— start RECORD EXTRACTS —
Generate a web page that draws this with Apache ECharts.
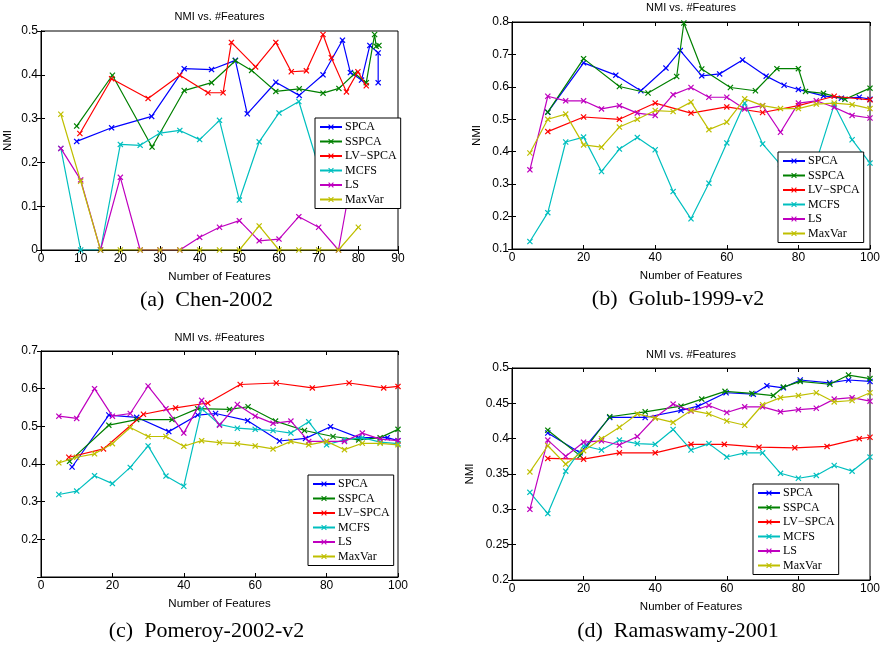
— end RECORD EXTRACTS —
— start RECORD EXTRACTS —
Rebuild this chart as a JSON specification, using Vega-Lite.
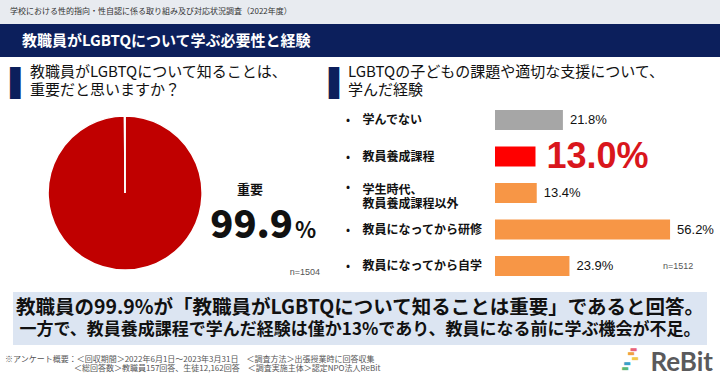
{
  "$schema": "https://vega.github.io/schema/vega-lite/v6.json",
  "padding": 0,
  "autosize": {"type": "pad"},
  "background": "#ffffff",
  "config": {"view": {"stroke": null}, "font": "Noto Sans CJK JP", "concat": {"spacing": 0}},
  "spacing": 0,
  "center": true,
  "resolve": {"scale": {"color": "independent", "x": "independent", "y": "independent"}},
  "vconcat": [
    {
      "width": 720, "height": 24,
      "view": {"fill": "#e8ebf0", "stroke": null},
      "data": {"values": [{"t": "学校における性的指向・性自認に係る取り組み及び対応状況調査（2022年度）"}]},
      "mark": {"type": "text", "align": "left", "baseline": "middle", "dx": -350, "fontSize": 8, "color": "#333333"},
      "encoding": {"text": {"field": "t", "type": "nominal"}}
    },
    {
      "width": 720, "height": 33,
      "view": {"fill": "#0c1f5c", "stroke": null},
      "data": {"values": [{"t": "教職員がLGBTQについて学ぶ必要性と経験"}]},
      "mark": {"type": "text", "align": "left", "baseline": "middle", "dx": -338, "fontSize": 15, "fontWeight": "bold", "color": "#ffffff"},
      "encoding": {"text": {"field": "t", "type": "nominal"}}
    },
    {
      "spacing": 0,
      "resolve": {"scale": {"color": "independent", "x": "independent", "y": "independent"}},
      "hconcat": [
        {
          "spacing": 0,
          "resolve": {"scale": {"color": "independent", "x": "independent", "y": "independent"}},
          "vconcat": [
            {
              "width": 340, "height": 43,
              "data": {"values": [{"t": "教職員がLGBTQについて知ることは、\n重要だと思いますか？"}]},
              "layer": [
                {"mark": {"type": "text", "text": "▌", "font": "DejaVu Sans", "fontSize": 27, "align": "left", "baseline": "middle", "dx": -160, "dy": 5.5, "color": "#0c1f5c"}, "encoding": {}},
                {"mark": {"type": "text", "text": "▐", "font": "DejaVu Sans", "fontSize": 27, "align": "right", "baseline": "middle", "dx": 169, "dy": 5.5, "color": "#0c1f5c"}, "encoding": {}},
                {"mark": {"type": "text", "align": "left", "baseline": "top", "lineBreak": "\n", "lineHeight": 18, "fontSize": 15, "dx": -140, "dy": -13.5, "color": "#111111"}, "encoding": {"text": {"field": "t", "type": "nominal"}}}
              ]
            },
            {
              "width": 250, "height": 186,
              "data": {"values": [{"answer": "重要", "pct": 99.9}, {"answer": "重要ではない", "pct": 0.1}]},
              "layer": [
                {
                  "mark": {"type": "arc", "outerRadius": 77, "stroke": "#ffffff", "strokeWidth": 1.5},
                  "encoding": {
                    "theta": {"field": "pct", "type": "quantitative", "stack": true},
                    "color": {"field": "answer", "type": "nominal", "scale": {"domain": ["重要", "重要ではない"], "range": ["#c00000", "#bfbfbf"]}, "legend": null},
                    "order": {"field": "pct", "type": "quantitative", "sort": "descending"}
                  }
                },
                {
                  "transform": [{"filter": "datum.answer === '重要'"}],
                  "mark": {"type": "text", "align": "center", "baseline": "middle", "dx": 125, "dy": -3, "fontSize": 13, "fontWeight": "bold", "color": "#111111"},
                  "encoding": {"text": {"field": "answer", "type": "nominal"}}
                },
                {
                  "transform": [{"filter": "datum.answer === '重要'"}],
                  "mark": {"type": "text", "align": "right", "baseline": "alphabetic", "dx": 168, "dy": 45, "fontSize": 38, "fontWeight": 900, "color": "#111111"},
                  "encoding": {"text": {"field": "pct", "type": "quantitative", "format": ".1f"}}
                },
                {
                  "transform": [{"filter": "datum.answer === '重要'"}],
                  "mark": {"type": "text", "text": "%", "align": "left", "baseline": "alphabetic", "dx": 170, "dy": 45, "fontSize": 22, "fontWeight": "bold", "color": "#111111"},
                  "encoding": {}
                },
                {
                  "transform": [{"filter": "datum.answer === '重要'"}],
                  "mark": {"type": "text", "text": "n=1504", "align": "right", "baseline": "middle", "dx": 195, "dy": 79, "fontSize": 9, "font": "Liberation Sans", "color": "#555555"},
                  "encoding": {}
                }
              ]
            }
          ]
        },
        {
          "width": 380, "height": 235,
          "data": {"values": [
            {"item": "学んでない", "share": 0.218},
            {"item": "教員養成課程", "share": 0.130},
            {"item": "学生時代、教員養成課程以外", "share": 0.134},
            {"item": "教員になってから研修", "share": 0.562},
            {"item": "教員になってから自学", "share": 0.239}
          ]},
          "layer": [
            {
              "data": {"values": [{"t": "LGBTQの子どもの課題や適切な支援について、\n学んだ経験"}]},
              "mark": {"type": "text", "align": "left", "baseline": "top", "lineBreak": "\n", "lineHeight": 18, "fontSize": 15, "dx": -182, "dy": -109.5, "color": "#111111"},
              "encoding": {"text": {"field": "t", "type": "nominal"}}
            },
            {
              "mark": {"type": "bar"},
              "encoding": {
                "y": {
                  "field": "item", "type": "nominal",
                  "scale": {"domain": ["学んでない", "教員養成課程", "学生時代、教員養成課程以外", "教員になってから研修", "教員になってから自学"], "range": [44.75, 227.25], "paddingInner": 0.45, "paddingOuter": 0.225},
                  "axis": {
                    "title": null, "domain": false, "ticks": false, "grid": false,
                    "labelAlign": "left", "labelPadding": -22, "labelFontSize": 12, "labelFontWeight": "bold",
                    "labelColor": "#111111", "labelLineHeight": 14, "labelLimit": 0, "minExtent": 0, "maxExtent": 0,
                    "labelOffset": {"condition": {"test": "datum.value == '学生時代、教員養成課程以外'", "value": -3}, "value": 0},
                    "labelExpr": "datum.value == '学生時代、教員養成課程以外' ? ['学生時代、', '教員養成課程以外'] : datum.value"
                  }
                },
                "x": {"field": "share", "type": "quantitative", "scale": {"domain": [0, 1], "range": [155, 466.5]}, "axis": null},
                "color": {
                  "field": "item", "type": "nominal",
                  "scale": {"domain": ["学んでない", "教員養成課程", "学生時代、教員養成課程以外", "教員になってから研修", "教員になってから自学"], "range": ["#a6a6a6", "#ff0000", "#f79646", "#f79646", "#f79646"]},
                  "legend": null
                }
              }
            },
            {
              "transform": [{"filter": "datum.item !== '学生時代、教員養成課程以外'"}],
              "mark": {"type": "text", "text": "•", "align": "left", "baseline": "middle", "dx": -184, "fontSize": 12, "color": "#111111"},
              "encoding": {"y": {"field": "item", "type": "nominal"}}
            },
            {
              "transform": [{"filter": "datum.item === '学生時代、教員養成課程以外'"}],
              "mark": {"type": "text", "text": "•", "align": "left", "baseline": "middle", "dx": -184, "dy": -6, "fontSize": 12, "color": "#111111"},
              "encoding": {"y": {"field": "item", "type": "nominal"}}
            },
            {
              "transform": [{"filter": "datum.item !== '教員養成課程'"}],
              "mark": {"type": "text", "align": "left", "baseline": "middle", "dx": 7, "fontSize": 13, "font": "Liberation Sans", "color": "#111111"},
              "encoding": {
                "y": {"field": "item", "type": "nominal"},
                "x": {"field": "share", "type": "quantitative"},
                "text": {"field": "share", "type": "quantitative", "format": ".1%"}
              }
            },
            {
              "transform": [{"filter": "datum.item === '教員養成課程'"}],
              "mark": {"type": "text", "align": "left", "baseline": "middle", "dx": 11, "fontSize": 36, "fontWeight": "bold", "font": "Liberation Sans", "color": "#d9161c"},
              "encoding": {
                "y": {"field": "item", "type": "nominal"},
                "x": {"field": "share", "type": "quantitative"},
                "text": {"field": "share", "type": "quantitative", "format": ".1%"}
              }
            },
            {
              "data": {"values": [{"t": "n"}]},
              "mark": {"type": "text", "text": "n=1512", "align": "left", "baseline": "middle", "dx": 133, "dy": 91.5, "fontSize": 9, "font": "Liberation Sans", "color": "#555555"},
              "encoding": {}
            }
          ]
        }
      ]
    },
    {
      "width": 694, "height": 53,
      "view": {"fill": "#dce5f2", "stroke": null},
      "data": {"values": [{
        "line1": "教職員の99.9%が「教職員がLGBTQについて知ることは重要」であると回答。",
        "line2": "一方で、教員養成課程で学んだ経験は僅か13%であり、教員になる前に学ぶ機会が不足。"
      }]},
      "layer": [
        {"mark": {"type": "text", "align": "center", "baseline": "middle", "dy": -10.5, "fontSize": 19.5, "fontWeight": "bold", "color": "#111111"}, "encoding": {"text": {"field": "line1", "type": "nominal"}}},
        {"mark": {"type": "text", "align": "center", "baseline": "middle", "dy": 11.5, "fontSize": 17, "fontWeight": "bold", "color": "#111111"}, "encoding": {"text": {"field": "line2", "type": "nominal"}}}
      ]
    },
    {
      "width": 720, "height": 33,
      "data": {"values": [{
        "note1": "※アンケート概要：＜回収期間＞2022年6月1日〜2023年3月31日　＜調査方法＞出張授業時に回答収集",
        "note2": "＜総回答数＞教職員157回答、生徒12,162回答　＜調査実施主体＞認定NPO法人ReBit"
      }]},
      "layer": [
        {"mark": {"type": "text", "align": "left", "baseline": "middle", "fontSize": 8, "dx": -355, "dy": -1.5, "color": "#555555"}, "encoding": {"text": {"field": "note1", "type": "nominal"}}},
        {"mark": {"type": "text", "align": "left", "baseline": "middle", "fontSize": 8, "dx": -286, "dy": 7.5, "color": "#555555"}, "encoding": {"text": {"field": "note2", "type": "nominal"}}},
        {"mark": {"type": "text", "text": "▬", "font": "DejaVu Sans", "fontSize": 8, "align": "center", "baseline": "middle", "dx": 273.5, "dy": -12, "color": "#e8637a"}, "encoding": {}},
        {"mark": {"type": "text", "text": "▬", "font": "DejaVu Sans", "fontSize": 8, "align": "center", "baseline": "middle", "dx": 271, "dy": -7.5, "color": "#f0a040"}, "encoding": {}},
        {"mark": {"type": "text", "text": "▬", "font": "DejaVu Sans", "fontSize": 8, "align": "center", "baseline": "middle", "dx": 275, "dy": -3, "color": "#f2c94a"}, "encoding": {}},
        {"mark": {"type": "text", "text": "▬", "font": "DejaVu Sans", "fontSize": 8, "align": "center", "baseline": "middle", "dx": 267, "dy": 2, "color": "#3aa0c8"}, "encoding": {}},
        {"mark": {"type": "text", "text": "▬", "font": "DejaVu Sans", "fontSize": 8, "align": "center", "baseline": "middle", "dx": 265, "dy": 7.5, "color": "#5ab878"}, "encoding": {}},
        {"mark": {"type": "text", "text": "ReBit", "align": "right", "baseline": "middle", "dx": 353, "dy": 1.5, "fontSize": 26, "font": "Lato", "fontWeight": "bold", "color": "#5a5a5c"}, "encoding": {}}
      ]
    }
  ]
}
— end RECORD EXTRACTS —
— start RECORD EXTRACTS —
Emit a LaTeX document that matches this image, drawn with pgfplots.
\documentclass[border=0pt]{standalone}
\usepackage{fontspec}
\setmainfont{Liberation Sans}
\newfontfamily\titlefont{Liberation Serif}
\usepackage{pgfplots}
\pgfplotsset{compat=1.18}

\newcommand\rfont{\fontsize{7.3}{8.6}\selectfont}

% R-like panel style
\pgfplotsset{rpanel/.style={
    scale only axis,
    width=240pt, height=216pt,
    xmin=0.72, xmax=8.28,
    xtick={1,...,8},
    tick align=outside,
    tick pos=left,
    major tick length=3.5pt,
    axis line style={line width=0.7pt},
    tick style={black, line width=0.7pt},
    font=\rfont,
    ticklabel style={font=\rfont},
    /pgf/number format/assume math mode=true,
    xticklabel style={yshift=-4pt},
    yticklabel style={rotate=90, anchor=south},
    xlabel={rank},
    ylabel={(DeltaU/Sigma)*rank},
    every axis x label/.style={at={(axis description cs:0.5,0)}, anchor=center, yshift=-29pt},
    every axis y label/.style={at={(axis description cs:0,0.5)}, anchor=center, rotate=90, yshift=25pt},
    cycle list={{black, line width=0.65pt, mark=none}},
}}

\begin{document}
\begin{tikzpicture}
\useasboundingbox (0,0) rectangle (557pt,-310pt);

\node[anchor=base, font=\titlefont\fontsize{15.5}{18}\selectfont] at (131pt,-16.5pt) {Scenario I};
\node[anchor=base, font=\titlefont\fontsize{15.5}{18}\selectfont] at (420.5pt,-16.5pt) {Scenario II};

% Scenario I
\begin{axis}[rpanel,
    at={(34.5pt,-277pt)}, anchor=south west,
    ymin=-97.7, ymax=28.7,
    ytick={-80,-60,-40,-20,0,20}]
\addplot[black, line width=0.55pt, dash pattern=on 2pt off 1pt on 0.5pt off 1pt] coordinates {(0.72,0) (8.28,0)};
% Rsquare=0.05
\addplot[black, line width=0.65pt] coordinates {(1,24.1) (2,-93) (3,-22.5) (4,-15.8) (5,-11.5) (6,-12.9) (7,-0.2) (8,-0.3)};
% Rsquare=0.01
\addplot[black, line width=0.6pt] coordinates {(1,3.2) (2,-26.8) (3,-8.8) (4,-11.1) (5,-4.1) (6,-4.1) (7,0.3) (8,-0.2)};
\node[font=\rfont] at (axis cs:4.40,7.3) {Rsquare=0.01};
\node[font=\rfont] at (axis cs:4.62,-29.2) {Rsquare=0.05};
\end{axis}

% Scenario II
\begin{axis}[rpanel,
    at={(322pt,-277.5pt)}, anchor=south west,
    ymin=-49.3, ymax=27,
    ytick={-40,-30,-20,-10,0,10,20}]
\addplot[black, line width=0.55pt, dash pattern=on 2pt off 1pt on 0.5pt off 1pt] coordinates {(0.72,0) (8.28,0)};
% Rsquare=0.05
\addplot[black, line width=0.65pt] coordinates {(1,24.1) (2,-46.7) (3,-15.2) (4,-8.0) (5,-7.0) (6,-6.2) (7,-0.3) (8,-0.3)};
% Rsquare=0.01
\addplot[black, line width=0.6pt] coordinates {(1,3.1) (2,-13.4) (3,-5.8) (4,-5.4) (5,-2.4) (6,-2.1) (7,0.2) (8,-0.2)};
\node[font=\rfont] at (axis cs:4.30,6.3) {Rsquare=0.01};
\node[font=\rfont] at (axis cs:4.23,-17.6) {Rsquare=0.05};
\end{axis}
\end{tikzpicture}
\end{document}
— end RECORD EXTRACTS —
> **SHORT EXERCISE**: Gather every line from the entries above where the word "that" appears, and copy them.

> **ANSWER TO THIS TASK**:
Generate a web page that draws this with Apache ECharts.
Emit a LaTeX document that matches this image, drawn with pgfplots.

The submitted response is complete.